Having deployed over 100,000 chargers across 1,800 cities and towns (including Lakshadweep), the company aims to deploy 1 million chargers annually by 2028 as it enters its next stage of growth.
 
“We expect to turn profitable by mid next year, and that gives us a clear line of sight to start preparing for an IPO. Both we and our investors see a potential listing around 2027 or early 2028. Globally, there are already public EV charging companies, and I see India heading in the same direction as EV adoption scales,” Bharadwaj said. 

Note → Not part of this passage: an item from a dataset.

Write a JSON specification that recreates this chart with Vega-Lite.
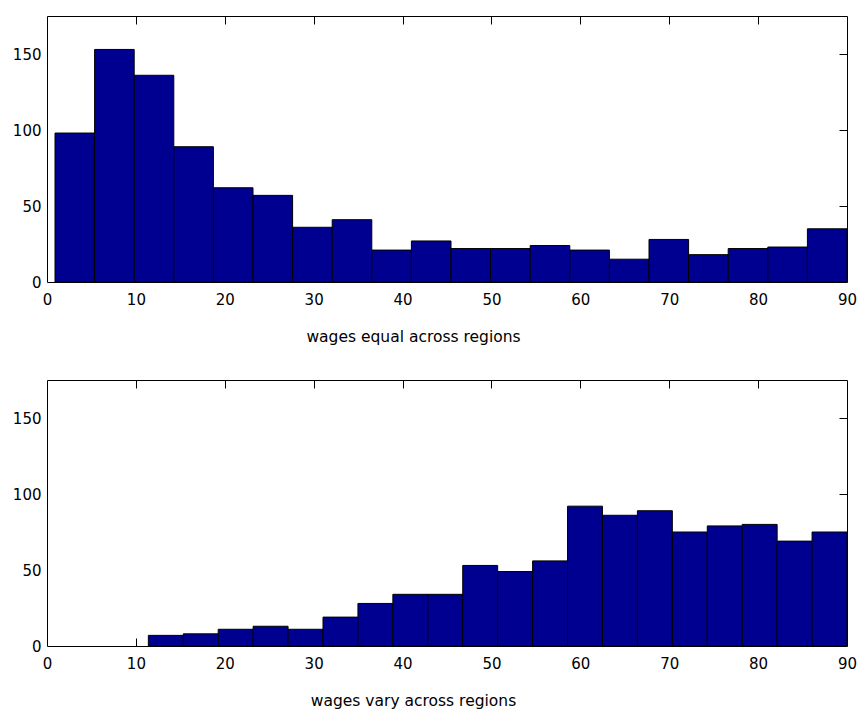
{
  "$schema": "https://vega.github.io/schema/vega-lite/v6.json",
  "background": "white",
  "padding": {"left": 11, "top": 15, "right": 5, "bottom": 0},
  "spacing": 34,
  "config": {
    "view": {"stroke": "#000000", "strokeWidth": 1},
    "font": "DejaVu Sans",
    "axis": {
      "grid": false,
      "domain": false,
      "tickColor": "#000000",
      "tickWidth": 1,
      "labelColor": "#000000",
      "labelFont": "DejaVu Sans",
      "labelFontSize": 15,
      "titleFont": "DejaVu Sans",
      "titleFontSize": 15.5,
      "titleFontWeight": "normal",
      "titleColor": "#000000"
    }
  },
  "datasets": {
    "equal": [
      {"start": 0.9, "end": 5.355, "count": 98},
      {"start": 5.355, "end": 9.81, "count": 153},
      {"start": 9.81, "end": 14.265, "count": 136},
      {"start": 14.265, "end": 18.72, "count": 89},
      {"start": 18.72, "end": 23.175, "count": 62},
      {"start": 23.175, "end": 27.63, "count": 57},
      {"start": 27.63, "end": 32.085, "count": 36},
      {"start": 32.085, "end": 36.54, "count": 41},
      {"start": 36.54, "end": 40.995, "count": 21},
      {"start": 40.995, "end": 45.45, "count": 27},
      {"start": 45.45, "end": 49.905, "count": 22},
      {"start": 49.905, "end": 54.36, "count": 22},
      {"start": 54.36, "end": 58.815, "count": 24},
      {"start": 58.815, "end": 63.27, "count": 21},
      {"start": 63.27, "end": 67.725, "count": 15},
      {"start": 67.725, "end": 72.18, "count": 28},
      {"start": 72.18, "end": 76.635, "count": 18},
      {"start": 76.635, "end": 81.09, "count": 22},
      {"start": 81.09, "end": 85.545, "count": 23},
      {"start": 85.545, "end": 90.0, "count": 35}
    ],
    "vary": [
      {"start": 11.4, "end": 15.33, "count": 7},
      {"start": 15.33, "end": 19.26, "count": 8},
      {"start": 19.26, "end": 23.19, "count": 11},
      {"start": 23.19, "end": 27.12, "count": 13},
      {"start": 27.12, "end": 31.05, "count": 11},
      {"start": 31.05, "end": 34.98, "count": 19},
      {"start": 34.98, "end": 38.91, "count": 28},
      {"start": 38.91, "end": 42.84, "count": 34},
      {"start": 42.84, "end": 46.77, "count": 34},
      {"start": 46.77, "end": 50.7, "count": 53},
      {"start": 50.7, "end": 54.63, "count": 49},
      {"start": 54.63, "end": 58.56, "count": 56},
      {"start": 58.56, "end": 62.49, "count": 92},
      {"start": 62.49, "end": 66.42, "count": 86},
      {"start": 66.42, "end": 70.35, "count": 89},
      {"start": 70.35, "end": 74.28, "count": 75},
      {"start": 74.28, "end": 78.21, "count": 79},
      {"start": 78.21, "end": 82.14, "count": 80},
      {"start": 82.14, "end": 86.07, "count": 69},
      {"start": 86.07, "end": 90.0, "count": 75}
    ]
  },
  "vconcat": [
    {
      "width": 800,
      "height": 266,
      "data": {"name": "equal"},
      "layer": [
        {
          "mark": {"type": "bar", "opacity": 0},
          "encoding": {
            "x": {"field": "start", "type": "quantitative",
              "axis": {"orient": "top", "values": [10, 20, 30, 40, 50, 60, 70, 80], "offset": -8, "tickSize": 8, "labels": false, "title": null}},
            "x2": {"field": "end"},
            "y": {"field": "count", "type": "quantitative",
              "axis": {"orient": "right", "values": [50, 100, 150], "offset": -8, "tickSize": 8, "labels": false, "title": null}},
            "y2": {"datum": 0}
          }
        },
        {
          "mark": {"type": "bar", "opacity": 0},
          "encoding": {
            "x": {"field": "start", "type": "quantitative",
              "axis": {"orient": "bottom", "values": [10, 20, 30, 40, 50, 60, 70, 80], "offset": -8, "tickSize": 8, "labels": false, "title": null}},
            "x2": {"field": "end"},
            "y": {"field": "count", "type": "quantitative", "axis": null},
            "y2": {"datum": 0}
          }
        },
        {
          "mark": {"type": "bar", "fill": "#000090", "stroke": "#000000", "strokeWidth": 1},
          "encoding": {
            "x": {"field": "start", "type": "quantitative", "scale": {"domain": [0, 90], "nice": false, "zero": false},
              "axis": {"orient": "bottom", "values": [0, 10, 20, 30, 40, 50, 60, 70, 80, 90], "ticks": false, "labelPadding": 10, "labelFlush": false, "title": "wages equal across regions", "titleX": 366, "titleY": 59, "titleBaseline": "alphabetic", "titleAlign": "center", "titleAnchor": null}},
            "x2": {"field": "end"},
            "y": {"field": "count", "type": "quantitative", "scale": {"domain": [0, 175], "nice": false},
              "axis": {"orient": "left", "values": [0, 50, 100, 150], "ticks": false, "labelPadding": 6, "title": null, "labelFlush": false}},
            "y2": {"datum": 0}
          }
        }
      ],
      "resolve": {"axis": {"x": "independent", "y": "independent"}}
    },
    {
      "width": 800,
      "height": 266,
      "data": {"name": "vary"},
      "layer": [
        {
          "mark": {"type": "bar", "opacity": 0},
          "encoding": {
            "x": {"field": "start", "type": "quantitative",
              "axis": {"orient": "top", "values": [10, 20, 30, 40, 50, 60, 70, 80], "offset": -8, "tickSize": 8, "labels": false, "title": null}},
            "x2": {"field": "end"},
            "y": {"field": "count", "type": "quantitative",
              "axis": {"orient": "right", "values": [50, 100, 150], "offset": -8, "tickSize": 8, "labels": false, "title": null}},
            "y2": {"datum": 0}
          }
        },
        {
          "mark": {"type": "bar", "opacity": 0},
          "encoding": {
            "x": {"field": "start", "type": "quantitative",
              "axis": {"orient": "bottom", "values": [10, 20, 30, 40, 50, 60, 70, 80], "offset": -8, "tickSize": 8, "labels": false, "title": null}},
            "x2": {"field": "end"},
            "y": {"field": "count", "type": "quantitative", "axis": null},
            "y2": {"datum": 0}
          }
        },
        {
          "mark": {"type": "bar", "fill": "#000090", "stroke": "#000000", "strokeWidth": 1},
          "encoding": {
            "x": {"field": "start", "type": "quantitative", "scale": {"domain": [0, 90], "nice": false, "zero": false},
              "axis": {"orient": "bottom", "values": [0, 10, 20, 30, 40, 50, 60, 70, 80, 90], "ticks": false, "labelPadding": 10, "labelFlush": false, "title": "wages vary across regions", "titleX": 366, "titleY": 59, "titleBaseline": "alphabetic", "titleAlign": "center", "titleAnchor": null}},
            "x2": {"field": "end"},
            "y": {"field": "count", "type": "quantitative", "scale": {"domain": [0, 175], "nice": false},
              "axis": {"orient": "left", "values": [0, 50, 100, 150], "ticks": false, "labelPadding": 6, "title": null, "labelFlush": false}},
            "y2": {"datum": 0}
          }
        }
      ],
      "resolve": {"axis": {"x": "independent", "y": "independent"}}
    }
  ]
}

“Today, EVs are visible on Indian roads, but they aren’t the majority yet. Once we reach the tipping point where EVs outnumber petrol vehicles, the market takes off like a rocket ship and that’s when the charging ecosystem really scales. Interestingly, despite the global push, I haven’t seen a single profitable EV charging company anywhere in the world so far. Cracking profitability in this sector puts us in a unique position,” he said.
 
In the current financial year, the company is likely to post $5 million revenue which would grow four-fold to $20 million next year, Bharadwaj told Business Standard.
 
The reason behind better returns on investment (RoI) and road to profitability lies in its business model, he says.
 
“Most CPOs (charge point operators) invest heavily in fast chargers, where a single four-wheeler DC installation can cost ₹10-15 lakh and take 8-12 years to pay back, longer than the equipment’s lifespan. We flipped the model. We sell chargers to ‘hosts’ like apartments and offices, who earn from every session and share revenues with us. Charging economics work from day one, making it far more scalable for India,” the CEO of the Bangalore-based company said.
 
This makes the economics viable and also ensures better utilisation as only those “hosts” would opt for buying the hardware who have a population of EVs that need public charging, he said. Charging tariffs range between ₹20-30 per unit or so.
 
Bharadwaj said that their average utilisation rate is around 18-20 per cent or so across their network.
 
Around 60 per cent of new 3-wheelers are electric, while in two wheelers EV penetration has touched 40 per cent.
 
Around 90-95 per cent of charging happens at home, offices, and private locations. Bolt.Earth focused first on 2-wheeler (2W) and 3W charging before scaling to 4W fast charging
 
It recently launched the Blaze DC Fast Charger, built for two- & three-wheelers, that works across OEMs and protocols (Type 6, Type 7 charging).
 
With a fast charging speed of 1 per cent per minute, a vehicle can get 40-50 km in 15-minutes. Fleet operators like Swiggy, Zepto, Rapido would be the target segments. Bharadwaj says that Blaze DC chargers would constitute around 40 per cent of the upcoming network.
 
“We’ve raised about $30 million so far, including our most recent $5 million round in January. Our lead investor is Union Square Ventures (USV) from New York, one of the world’s best-performing VC funds and early backers of Twitter, MongoDB, Firebase, Coinbase and Behance. We’re also their only investment across Asia. We’re backed by Version One Ventures from Canada, Prime Venture Partners, ITI Growth, and Chetan Maini - the father of India’s EV movement - through his fund, Virya Mobility. We’re fortunate to have a very strong bench of global and Indian investors,” Bharadwaj said.